The group's spurt from 12 to 500 members in less than two years is a testament to the sports continued growth in Georgia.
Clark, a 23-year-old who has been a member of Resurgence for seven months, first met Mendoza for a gathering at the Tabernacle in Atlanta and joined in on the action soon after. In addition to becoming a season ticket holder, it made sense for Clark to join the one group a kid from Gainesville helped build.
“Those guys have especially turned into family,” Clark said of his fellow Resurgence members. “I go down there to stay with them each week, because they know it’s a good drive back to Gainesville. Friends turn to family very quickly in Resurgence.”

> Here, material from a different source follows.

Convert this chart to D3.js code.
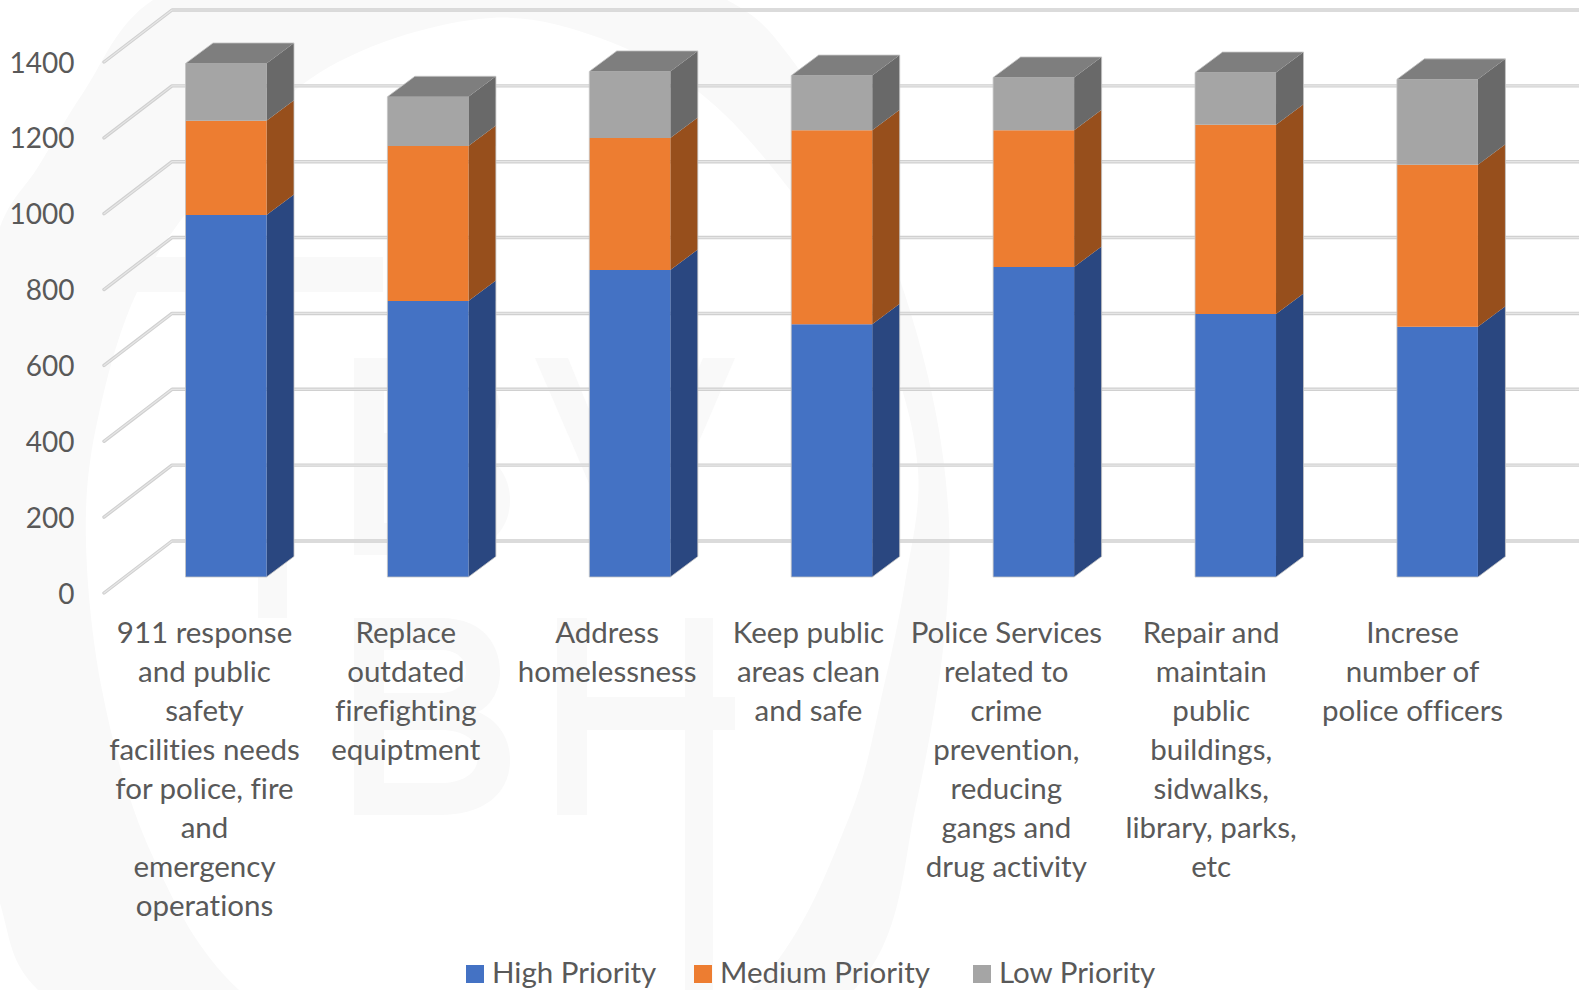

Atlanta so far has managed to sell out all eight home matches this season. It currently leads the MLS in attendance with an average of 46,482 people per match, and the turnout of 55,297 for its inaugural game against the New York Red Bulls on March 5 was the fourth-largest attendance of any soccer game in the world — joining Manchester United, Barcelona-Celta Vigo (Spain) and Borussia Dortmund-Bayer Leverkusen (Germany).
But can this buzz be sustained?
“Absolutely,” Clark said. “With all the transplants in Atlanta, all the different nationalities and everything, obviously soccer is huge in every country besides the U.S. It just hasn’t wavered yet, even all the games in the rain has been sold out...It just has no signs of slowing down.”
Atlanta (9-7-3) returns to action on July 21 when they play Orlando City SC in Orlando.